Holding a master of public health and a Ph.D. in public health from UNC-Chapel Hill, Blanchard is a clinical associate professor in the Gillings School of Global Public Health and an instructor for the service-learning course Philanthropy as a Tool for Social Change. She is also a founding member of the Academy of Community Engagement Scholarship.
Read on to learn more about what draws this inspiring leader to service and what messages she wants to continue amplifying around service in higher education.
Q: How has your understanding of service evolved over time?
A: To really make an impact, you need to think about how you address issues on multiple levels. Yes, you need the direct service of delivering meals, or having a soup kitchen—but ultimately, you have to think about the root causes: Why are people hungry? What can you do to end hunger? We use a simplified version of that in the Buckley Public Service Scholars (BPSS) program called ‘dimensions of service,’ which is based on understanding that these are complex problems, and no one way of addressing them is going to change things.

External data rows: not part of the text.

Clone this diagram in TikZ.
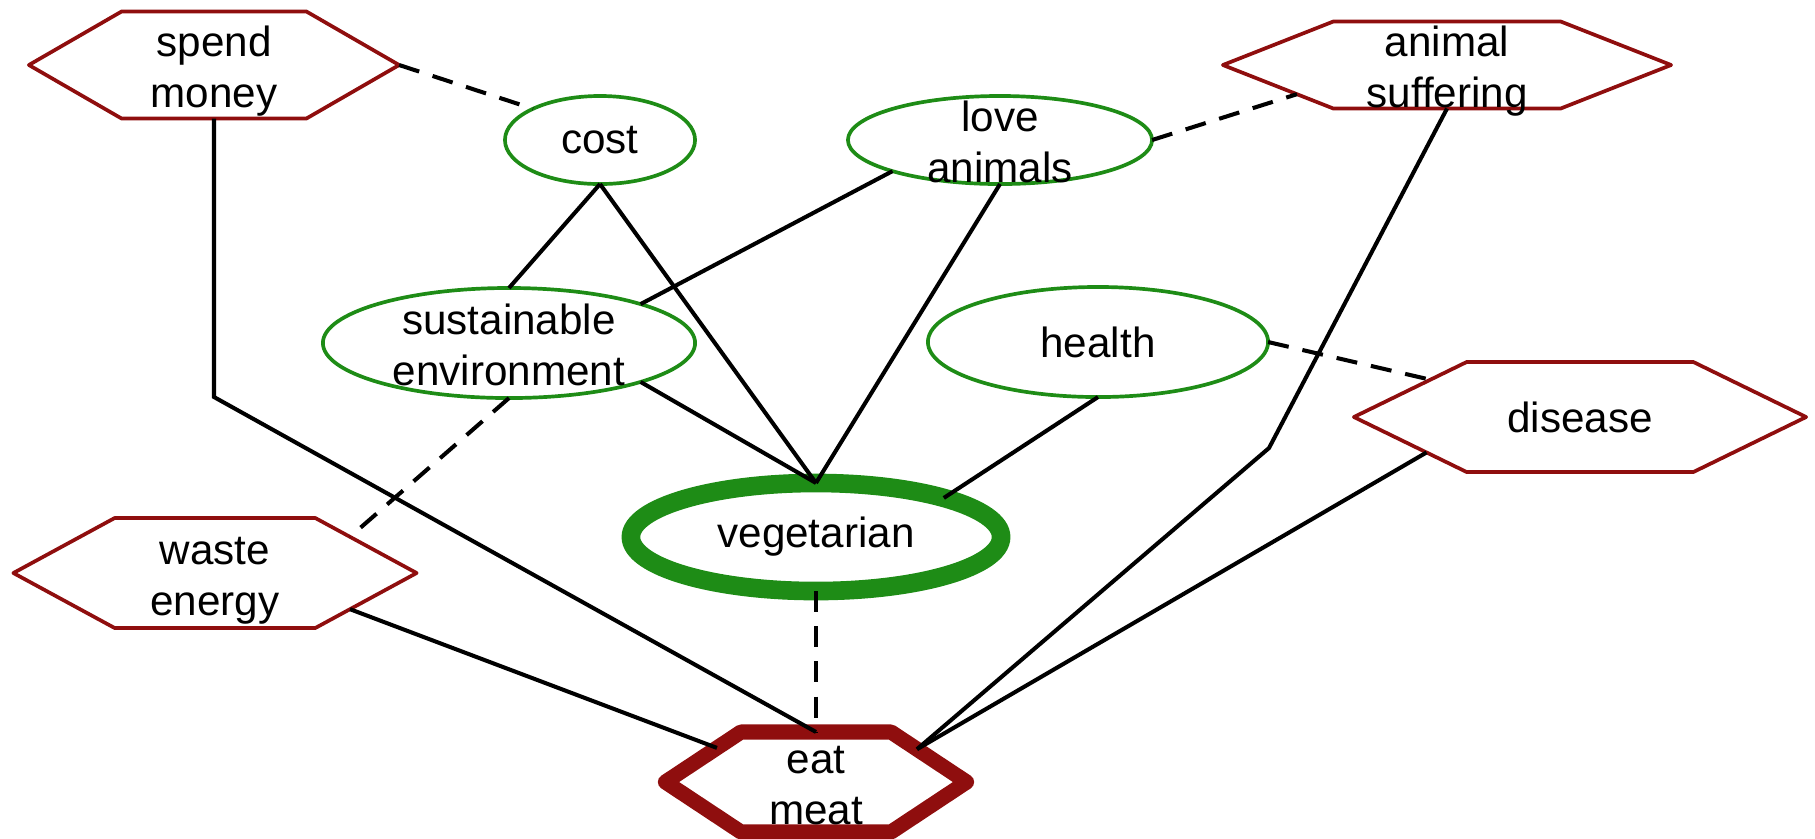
\documentclass[tikz,border=0pt]{standalone}
\usepackage{fontspec}
\setmainfont{Liberation Sans}
\usepackage{tikz}
\usetikzlibrary{shapes.geometric, shapes.symbols}

\definecolor{goodgreen}{RGB}{30,140,22}
\definecolor{badred}{RGB}{143,14,14}

\newcommand{\twolines}[2]{\smash{\raisebox{-0.4em}{\begin{tabular}{@{}c@{}}#1\\#2\end{tabular}}}}

\begin{document}
\begin{tikzpicture}[x=0.01cm, y=-0.01cm, font=\fontsize{12}{14.5}\selectfont]

    % Define styles
    \tikzstyle{reason} = [ellipse, draw=goodgreen, line width=1.05pt, inner sep=0pt, outer sep=0pt]
    \tikzstyle{effect} = [signal, signal to=west and east, draw=badred, line width=1.05pt, line join=round, inner sep=0pt, outer sep=0pt]
    \tikzstyle{line} = [draw, line width=1.15pt]
    \tikzstyle{against} = [draw, line width=1.15pt, dash pattern=on 6pt off 4pt]

    \useasboundingbox (0,0) rectangle (1815,838);

    % Place nodes
    \node [effect, minimum width=3.70cm, minimum height=1.07cm, signal pointer angle=60] (spend) at (214,65) {\twolines{spend}{money}};
    \node [reason, minimum width=1.90cm, minimum height=0.88cm] (cost) at (600,140) {cost};
    \node [reason, minimum width=3.04cm, minimum height=0.88cm] (love) at (1000,140) {\twolines{love}{animals}};
    \node [effect, minimum width=4.48cm, minimum height=0.87cm, signal pointer angle=43] (suffer) at (1447,65) {\twolines{animal}{suffering}};
    \node [reason, minimum width=3.72cm, minimum height=1.10cm] (sustain) at (509,343) {\twolines{sustainable}{environment}};
    \node [reason, minimum width=3.40cm, minimum height=1.10cm] (health) at (1098,342) {health};
    \node [effect, minimum width=4.52cm, minimum height=1.10cm, signal pointer angle=52] (disease) at (1580,417) {disease};
    \node [effect, minimum width=4.03cm, minimum height=1.10cm, signal pointer angle=57] (waste) at (215,573) {\twolines{waste}{energy}};
    \node [reason, line width=5.3pt, minimum width=3.70cm, minimum height=1.08cm] (veg) at (816,537) {vegetarian};
    \node [effect, line width=4.3pt, minimum width=3.01cm, minimum height=1.00cm, signal pointer angle=67] (eat) at (816,782) {\twolines{eat}{meat}};

    % Bends
    \coordinate (spendbend) at (214,397);
    \coordinate (sufferbend) at (1269,448);

    % Draw edges
    \path [line] (spend.south) -- (spendbend) -- (eat.north);
    \path [against] (spend.east) -- (cost.155);
    \path [line] (cost.south) -- (sustain.north);
    \path [line] (cost.south) -- (veg.north);
    \path [line] (love.south west) -- (sustain.north east);
    \path [line] (love.south) -- (veg.north);
    \path [against] (love.east) -- (suffer.191);
    \path [line] (suffer.south) -- (sufferbend) -- (eat.18);
    \path [line] (sustain.south east) -- (veg.north);
    \path [against] (sustain.south) -- (waste.15);
    \path [line] (health.south) -- (veg.17);
    \path [against] (health.east) -- (disease.166);
    \path [line] (disease.193) -- (eat.18);
    \path [against] (veg.south) -- (eat.north);
    \path [line] (waste.-15) -- (eat.161);

\end{tikzpicture}
\end{document}
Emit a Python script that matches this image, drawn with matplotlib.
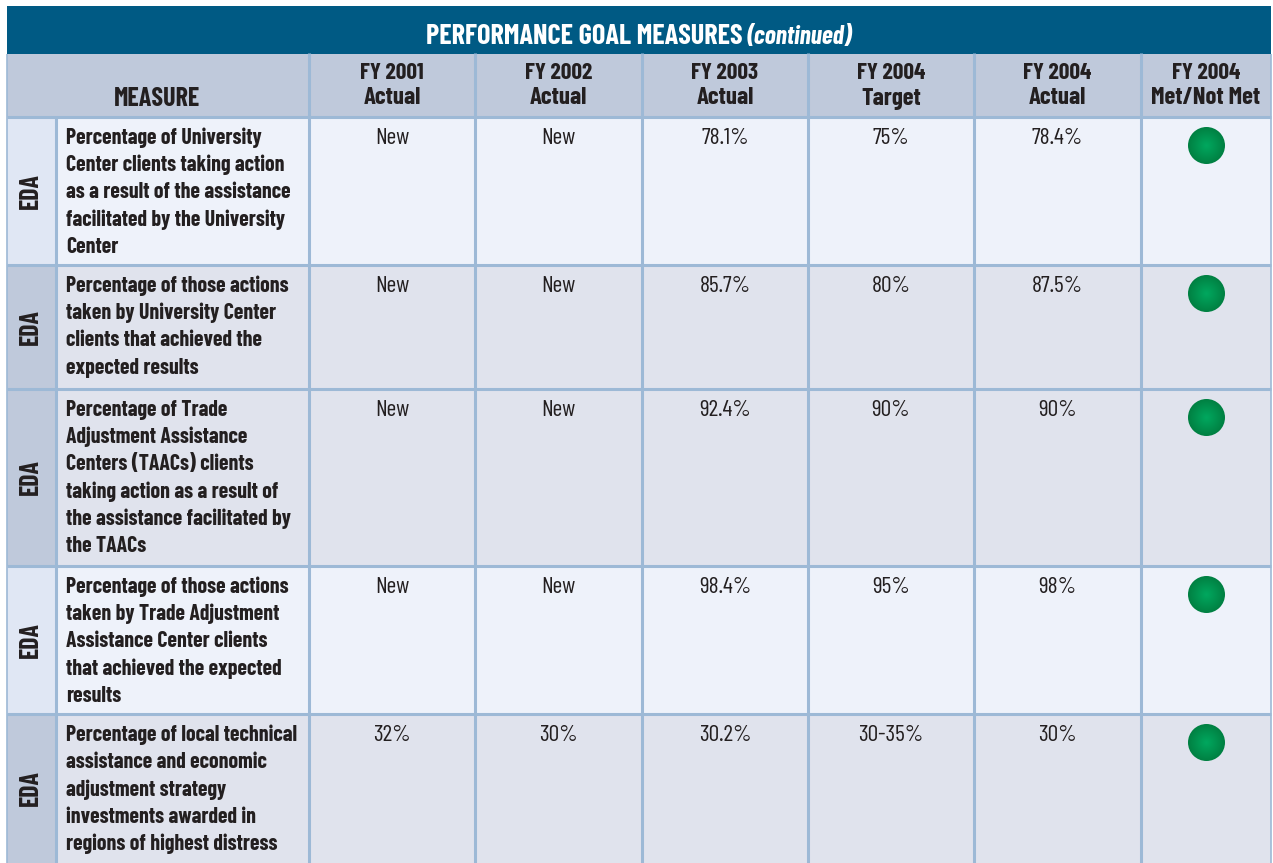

Q: What have been some of the biggest challenges so far in your work?
A: A challenge for the Center has always been that not everybody has this broader view of service. People assume we’re synonymous with volunteerism and that we’re strictly student-oriented. While that’s certainly the lion’s share of much of what we do, it’s important to acknowledge the ways that the University, through CCPS, addresses issues. Another challenge is communicating that skills and attitudes gained through participating in public service are not just applicable in service, but also career paths.
Q: What has been your favorite part of directing CCPS?
A: Working with students. We have a lot to learn from the students, who approach things in a very different way and bring new ideas and passions. I think the new generation benefits from knowing some of the history and experience. But at the same time, you have to be open to new ways of addressing things as well. The work is also fundamentally relational—whether it’s students, faculty, community partners, donors… It’s the relational basis of it and the fact that you all share common goals in terms of what you want to accomplish and how you work together to achieve them.
Q: What are some of the things you’ve been most proud of achieving?
A: Thanks to the generosity of donors and people who care about the Center, we’ve been able to really institutionalize much of the work. Both the BPSS and Thorp Faculty Engaged Scholars programs have been designed, implemented and institutionalized over my time here. Now the same is true for the Community Service Scholarships program. In the early days of the Center, we were thinking about scholarships and thought we’d never have the money to do that. Now two primary donors who support the idea of endowed scholarships are enabling students who are dedicated to public service, but might not have the time due to work. These scholarships allow them the ability, in terms of time and support through programmatic activities, to develop their ideas.
Q: What advice do you have for students who want to get involved in their community?
A: I think it’s one reason why we have the BPSS program, which can be looked at as a way to explore different options. I encourage folks not to be so narrow in their thinking and be open to learning about what might be out there. Think of service in the way you think about your major. Our listserv would be a great example of where there are all sorts of things you could potentially experience. There are so many ways that you can be involved in a particular service you’re passionate about, so try some different things before you hone in. And also, don’t hesitate to talk to our staff!
Carolina senior Serah Lee ’20 contributed editing.